Following the appointments the president of CAN, Supo Ayokunle accused the country’s leadership of sidelining Christians and cautioned, “If you don’t take the religious, ethnic diversities into consideration, then it will be to your tents, oh Israel.”

“I challenged the NJC recently on the new Appeal Court judges they appointed. I said that out of the 20 judges you appointed, 13 are from the North while seven are from the South,” Ayokunle was quoted in Vanguard as saying March 28.

He went on to ask, “How come that all the 13 judges from the North are all Muslims. Does that mean all Christians in the North are dullards? Does that mean there is no single Christian who is educated enough to qualify for that position?”

The claims of the CAN official attracted a reaction from their counterparts at NSCIA, who in a March 29 statement accused the Christian leaders of undertaking a “campaign of calumny” over the judicial appointments.

The Muslim leaders offered a breakdown of the religious affiliations of all the country’s 70 appellate judges and vowed not to “allow the serial falsehood of CAN and its propensity for character assassination of people on the basis of their religious identity to stand.”

In their April 11 statement, CAN representatives note that the leadership of the Muslim Council was, in its statement, “smart by half when it picked an example of just one arm of Government without addressing the totality of fundamental questions on all the arms of government.”

“Should it not have been better for the Council to have been bold enough to examine the entirety of appointments made by President Muhammadu Buhari as serially referenced by CAN?” officials of the Christian body asked.

According to the Christian leaders, “The NSCIA evaded those troubling issues that are well known not only to Nigerians but members of the international community; those knotty issues that have pushed our country on the edge of a precipice.”

Members of the Christian body said that the past imbalance in Nigeria’s public service “is different from what is happening today when those in power are deliberately overlooking the qualified Christians who should be in different positions.”

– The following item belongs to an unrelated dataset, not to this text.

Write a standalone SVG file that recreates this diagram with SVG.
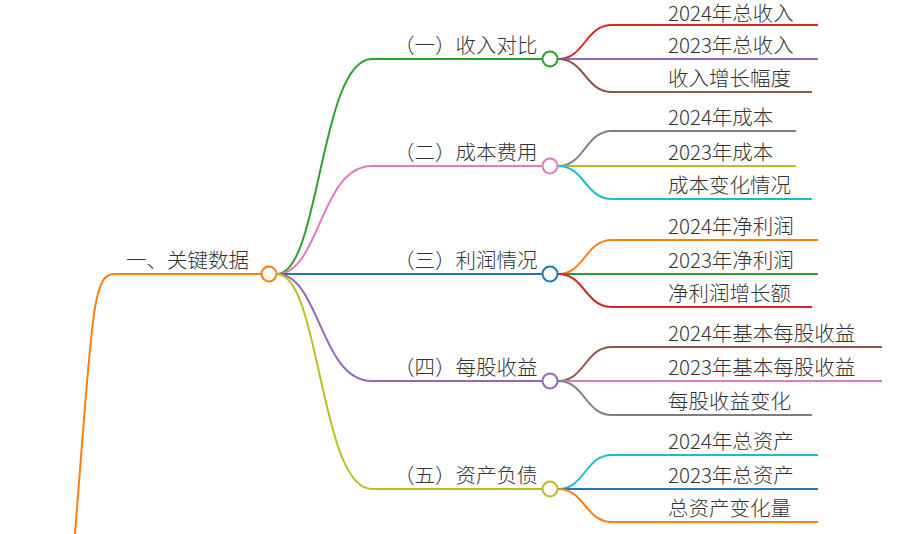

As a way forward regarding hiring by government, Nigeria’s Christian leaders “demand some serious adjustments forthwith on the appointments already done, and henceforth desire a paradigm shift in the ways and manners the affairs of this country are run, and appointments are done from time to time as to be clearly reflecting that this country, Nigeria, is not owned by Muslims, but a multi-ethnic and multi-religious country.”

In their April 11 statement, CAN officials also responded to claims by the Muslim leaders that the Central Bank of Nigeria is bankrolling the Christian body, terming the allegations as a “wicked lie and dubious attempt … to mislead the public.”

Representatives of the ecumenical entity further express displeasure at the “vulgar, immature language and unprintable words” that NSCIA leaders used in their March 29 statement to address their Christian counterparts.

“We are disappointed with the tone of the highest Islamic body in the country for the abysmal and tragic condescension knowing that the Council is made up of eminent and highly respected personalities,” Nigeria’s Christian leaders said.

They added, “This country is greater than anybody or association for that matter. We shall come and go, but the country will outlive all of us. We should therefore avoid both political and religious war and live in peace as one with the understanding that what you do not want others to do to you do not do it unto others.”

“May God help Nigeria to rise above mediocrity, spiraling challenges, and be prosperous in Jesus’ name,” the leadership of CAN implored.